Question

Consider the curve defined by the equation `y+cosy=x+1` for `0≤y≤2pi`, how do you find dy/dx in terms of y and write an equation for each vertical tangent to the curve?

Answer 1

`y' =1/(1- sin y )`

with `y in [0, 2 pi]` specified, the only vertical tangent is `x = pi/2 -1`

Explanation:

starting with `y+cosy=x+1`, you would differentiate

So `d/dx(y+cosy=x+1)`

`\implies y' - sin y \ y' =1`

`\implies y' =1/(1- sin y )` in terms of y!!

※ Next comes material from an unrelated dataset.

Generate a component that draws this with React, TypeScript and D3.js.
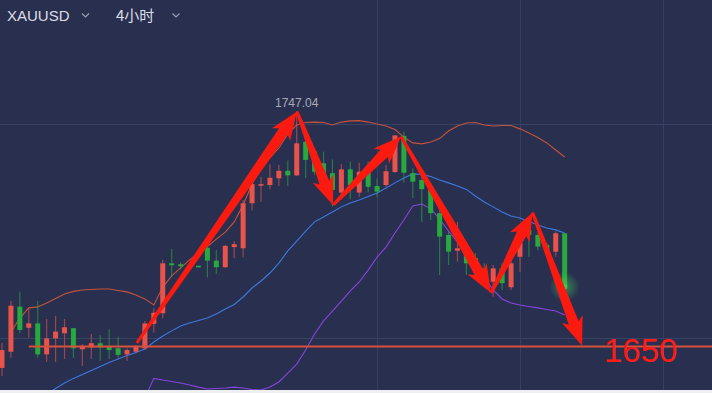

vertical tangents have slope `oo` which means tyically looking fo a demoninator of 0 in the fraction

so we are interested in `sin y = 1`

`\implies y = pi/2, (5 pi) /2,..., (2k + 1/2)pi qquad qquad k in mathbf{Z}`

fortunately `cosy = cos (2k pi + pi/2) = cos 2k pi color(red)(cos (pi/2)) - color(red)( sin 2k pi ) sin pi/2`

and the terms in red are zero

`y+cosy=x+1` becomes

`(2k + 1/2)pi = x + 1`

`x = (2k + 1/2)pi -1`

that is generalised but `y in [0, 2 pi]` is specified. so we are limited to `k = 0`

that is to say `y = pi/2` when the vertical tangent is

`x = pi/2 -1`